Assign Memory to 3D array using triple pointer

Question

I have to assign memory to a 3D array using a triple pointer.

#include <stdio.h>
int main()
{
    int m=10,n=20,p=30;
    char ***z;
    z = (char***) malloc(sizeof(char**)*m*n*p);
    return 0;
}

Is this correct way of doing this?(I think what i am doing is incorrect.)

Answer 1

To completely allocate a 3D dynamic array you need to do something like the following:

#include <stdio.h>
#include <stdlib.h>

int main()
{
    int m=10,n=20,p=30;
    char ***z;

    z = malloc(m * sizeof(char **));
    assert(z != NULL);
    for (i = 0; i < m; ++i)
    {
        z[i] = malloc(n * sizeof(char *));
        assert(z[i] != NULL);
        for (j = 0; j < n; ++j)
        {
            z[i][j] = malloc(p);
            assert(z[i][j] != NULL);
        }
    }
    return 0;
}

Freeing the data is left as an exercise for the reader.

Answer 2

There's no need to cast the return value of malloc(), in C.
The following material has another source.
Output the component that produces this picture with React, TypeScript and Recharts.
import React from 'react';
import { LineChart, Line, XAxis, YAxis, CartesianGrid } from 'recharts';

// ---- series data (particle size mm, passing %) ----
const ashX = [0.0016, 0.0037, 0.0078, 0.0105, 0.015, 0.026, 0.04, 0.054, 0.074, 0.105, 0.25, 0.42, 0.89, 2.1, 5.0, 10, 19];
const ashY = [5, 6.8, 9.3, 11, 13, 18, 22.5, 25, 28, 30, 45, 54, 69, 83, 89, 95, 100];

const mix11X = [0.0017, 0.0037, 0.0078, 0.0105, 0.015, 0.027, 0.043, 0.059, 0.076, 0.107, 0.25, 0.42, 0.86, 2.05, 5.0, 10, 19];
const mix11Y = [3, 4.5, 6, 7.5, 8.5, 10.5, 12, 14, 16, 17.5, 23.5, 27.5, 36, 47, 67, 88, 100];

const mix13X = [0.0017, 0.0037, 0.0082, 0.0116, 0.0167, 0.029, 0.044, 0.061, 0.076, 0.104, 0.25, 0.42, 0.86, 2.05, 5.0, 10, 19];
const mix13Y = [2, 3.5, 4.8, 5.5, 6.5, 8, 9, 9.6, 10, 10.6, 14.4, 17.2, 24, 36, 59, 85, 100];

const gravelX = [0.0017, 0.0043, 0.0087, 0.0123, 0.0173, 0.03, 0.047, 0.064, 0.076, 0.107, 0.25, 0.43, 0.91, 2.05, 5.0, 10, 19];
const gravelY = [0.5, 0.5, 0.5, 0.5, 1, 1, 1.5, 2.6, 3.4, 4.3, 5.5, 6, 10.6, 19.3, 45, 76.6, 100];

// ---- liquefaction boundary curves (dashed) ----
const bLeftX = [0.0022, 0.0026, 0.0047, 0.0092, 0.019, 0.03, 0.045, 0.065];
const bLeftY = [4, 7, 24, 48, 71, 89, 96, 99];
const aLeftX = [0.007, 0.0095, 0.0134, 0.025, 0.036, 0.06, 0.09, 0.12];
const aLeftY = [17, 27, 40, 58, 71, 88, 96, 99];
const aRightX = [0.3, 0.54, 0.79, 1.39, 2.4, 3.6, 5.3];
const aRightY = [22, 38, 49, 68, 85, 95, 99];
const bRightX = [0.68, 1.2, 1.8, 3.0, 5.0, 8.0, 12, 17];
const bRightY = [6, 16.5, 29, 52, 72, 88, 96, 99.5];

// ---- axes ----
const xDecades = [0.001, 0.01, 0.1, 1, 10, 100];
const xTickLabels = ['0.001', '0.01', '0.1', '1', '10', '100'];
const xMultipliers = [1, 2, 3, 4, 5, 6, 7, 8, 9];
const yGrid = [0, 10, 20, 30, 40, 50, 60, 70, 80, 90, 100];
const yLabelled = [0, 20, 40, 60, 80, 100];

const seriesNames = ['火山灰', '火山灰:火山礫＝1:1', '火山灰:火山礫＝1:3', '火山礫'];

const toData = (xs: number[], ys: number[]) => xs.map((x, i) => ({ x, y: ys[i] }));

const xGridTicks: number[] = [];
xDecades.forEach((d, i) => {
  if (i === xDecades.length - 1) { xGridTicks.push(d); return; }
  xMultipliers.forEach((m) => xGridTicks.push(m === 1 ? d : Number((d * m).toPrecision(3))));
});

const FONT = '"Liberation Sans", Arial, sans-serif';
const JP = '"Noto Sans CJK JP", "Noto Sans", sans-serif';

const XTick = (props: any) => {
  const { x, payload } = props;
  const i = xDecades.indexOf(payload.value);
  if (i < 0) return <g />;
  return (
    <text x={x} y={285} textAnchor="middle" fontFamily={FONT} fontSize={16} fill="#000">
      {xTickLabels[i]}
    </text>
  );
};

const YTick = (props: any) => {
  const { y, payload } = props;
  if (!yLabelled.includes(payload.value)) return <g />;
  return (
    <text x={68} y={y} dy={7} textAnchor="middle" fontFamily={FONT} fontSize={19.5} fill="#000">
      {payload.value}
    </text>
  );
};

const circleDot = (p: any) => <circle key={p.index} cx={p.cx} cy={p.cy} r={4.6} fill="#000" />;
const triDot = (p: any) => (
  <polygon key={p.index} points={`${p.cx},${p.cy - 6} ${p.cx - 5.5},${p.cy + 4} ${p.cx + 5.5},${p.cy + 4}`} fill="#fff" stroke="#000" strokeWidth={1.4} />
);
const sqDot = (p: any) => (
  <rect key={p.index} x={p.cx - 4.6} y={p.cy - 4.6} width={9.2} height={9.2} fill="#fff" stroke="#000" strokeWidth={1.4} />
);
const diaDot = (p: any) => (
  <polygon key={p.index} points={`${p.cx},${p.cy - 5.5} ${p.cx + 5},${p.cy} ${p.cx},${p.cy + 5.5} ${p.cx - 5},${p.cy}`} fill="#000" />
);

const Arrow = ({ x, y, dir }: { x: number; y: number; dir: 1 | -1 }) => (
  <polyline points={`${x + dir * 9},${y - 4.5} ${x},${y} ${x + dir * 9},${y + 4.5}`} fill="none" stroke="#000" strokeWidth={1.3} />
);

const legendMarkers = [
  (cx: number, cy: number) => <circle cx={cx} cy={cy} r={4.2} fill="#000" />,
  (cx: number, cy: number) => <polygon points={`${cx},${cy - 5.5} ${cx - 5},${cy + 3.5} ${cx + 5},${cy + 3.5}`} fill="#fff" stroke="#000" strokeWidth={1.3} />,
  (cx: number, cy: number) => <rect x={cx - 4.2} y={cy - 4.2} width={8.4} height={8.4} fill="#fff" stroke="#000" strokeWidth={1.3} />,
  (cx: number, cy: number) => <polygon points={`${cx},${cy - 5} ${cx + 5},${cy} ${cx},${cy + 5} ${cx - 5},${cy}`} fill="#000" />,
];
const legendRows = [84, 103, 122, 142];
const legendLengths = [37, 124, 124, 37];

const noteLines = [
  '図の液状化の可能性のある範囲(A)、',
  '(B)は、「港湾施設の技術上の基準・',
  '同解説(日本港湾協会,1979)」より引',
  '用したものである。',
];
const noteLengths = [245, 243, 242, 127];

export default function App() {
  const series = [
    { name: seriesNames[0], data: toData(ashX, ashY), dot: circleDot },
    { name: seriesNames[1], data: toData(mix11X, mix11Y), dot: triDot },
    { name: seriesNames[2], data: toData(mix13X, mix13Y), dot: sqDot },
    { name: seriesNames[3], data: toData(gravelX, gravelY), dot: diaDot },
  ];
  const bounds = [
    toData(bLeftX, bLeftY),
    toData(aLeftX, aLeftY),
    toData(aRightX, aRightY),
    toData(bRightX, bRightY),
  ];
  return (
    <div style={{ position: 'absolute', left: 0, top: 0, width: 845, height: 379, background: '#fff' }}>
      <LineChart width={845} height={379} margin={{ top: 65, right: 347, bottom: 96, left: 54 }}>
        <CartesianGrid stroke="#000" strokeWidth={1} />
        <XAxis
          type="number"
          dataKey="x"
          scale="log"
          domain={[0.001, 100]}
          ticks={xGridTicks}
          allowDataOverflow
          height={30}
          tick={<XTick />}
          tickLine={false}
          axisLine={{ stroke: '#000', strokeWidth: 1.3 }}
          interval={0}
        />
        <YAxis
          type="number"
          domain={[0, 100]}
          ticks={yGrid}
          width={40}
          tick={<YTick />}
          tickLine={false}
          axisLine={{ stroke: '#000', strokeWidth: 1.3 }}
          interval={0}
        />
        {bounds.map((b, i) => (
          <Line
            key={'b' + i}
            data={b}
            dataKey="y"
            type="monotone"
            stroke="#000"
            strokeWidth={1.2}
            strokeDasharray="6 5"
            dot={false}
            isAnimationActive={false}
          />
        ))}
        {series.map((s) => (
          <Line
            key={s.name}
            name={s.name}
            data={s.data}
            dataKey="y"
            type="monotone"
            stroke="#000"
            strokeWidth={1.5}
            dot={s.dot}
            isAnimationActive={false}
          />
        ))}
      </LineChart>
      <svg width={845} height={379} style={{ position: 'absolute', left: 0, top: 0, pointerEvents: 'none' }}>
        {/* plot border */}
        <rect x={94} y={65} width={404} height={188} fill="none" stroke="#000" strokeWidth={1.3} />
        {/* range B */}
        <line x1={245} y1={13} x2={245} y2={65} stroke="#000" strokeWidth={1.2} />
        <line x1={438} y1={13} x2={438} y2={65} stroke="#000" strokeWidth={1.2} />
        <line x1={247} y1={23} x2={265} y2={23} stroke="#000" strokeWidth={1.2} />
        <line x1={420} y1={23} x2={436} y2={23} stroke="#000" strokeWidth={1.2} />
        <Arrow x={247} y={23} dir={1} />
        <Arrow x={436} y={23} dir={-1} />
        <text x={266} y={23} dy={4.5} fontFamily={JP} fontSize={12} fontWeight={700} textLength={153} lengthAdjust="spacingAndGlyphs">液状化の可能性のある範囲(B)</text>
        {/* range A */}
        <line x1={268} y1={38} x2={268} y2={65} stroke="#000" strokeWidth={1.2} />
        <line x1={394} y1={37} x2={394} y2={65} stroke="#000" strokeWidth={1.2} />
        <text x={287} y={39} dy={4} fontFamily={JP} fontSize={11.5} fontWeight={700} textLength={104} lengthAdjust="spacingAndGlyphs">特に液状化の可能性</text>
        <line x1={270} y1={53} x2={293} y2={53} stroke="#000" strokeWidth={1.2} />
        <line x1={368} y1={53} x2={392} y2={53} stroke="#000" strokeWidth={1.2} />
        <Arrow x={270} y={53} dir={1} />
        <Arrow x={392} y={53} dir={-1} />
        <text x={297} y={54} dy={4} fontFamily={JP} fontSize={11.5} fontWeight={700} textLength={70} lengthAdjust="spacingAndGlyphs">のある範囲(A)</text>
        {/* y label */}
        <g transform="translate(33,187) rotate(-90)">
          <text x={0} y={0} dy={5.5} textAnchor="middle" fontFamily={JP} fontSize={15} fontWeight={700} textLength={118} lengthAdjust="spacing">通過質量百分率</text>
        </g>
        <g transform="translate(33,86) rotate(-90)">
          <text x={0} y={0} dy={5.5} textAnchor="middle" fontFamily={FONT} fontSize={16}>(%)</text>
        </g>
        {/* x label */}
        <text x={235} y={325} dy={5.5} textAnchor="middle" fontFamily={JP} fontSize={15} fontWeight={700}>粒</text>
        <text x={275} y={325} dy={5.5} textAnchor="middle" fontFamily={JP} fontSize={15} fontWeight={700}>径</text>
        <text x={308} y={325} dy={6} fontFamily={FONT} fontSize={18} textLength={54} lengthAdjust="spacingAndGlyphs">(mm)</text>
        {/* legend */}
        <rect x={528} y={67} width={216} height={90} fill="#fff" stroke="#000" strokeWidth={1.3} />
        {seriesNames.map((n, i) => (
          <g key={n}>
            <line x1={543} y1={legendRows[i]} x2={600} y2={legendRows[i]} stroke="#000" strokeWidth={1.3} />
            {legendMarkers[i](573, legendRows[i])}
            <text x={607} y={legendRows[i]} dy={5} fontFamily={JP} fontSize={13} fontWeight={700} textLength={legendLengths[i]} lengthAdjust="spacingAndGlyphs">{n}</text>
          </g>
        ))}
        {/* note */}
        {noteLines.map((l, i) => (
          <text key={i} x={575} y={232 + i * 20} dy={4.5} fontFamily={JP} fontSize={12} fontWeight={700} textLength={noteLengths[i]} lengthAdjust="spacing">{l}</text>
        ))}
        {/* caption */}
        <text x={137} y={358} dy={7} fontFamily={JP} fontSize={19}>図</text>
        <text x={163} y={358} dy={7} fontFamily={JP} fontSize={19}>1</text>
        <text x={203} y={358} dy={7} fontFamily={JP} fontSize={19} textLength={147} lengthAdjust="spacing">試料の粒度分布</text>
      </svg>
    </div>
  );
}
And if you expect to store m * n * p characters directly (and compute the address yourself), then you should of course not scale the allocation by the size of a char **.

You mean:

int m = 10, n = 20, p = 30;
char *z = malloc(m * n * p * sizeof *z);

This will allocate 10 * 20 * 30 = 6000 bytes. This can be viewed as forming a cube of height p, with each "slice" along the vertical axis being n * m bytes.

Since this is for manual addressing, you cannot use e.g. z[k][j][i] to index, instead you must use z[k * n * m + j * m + i].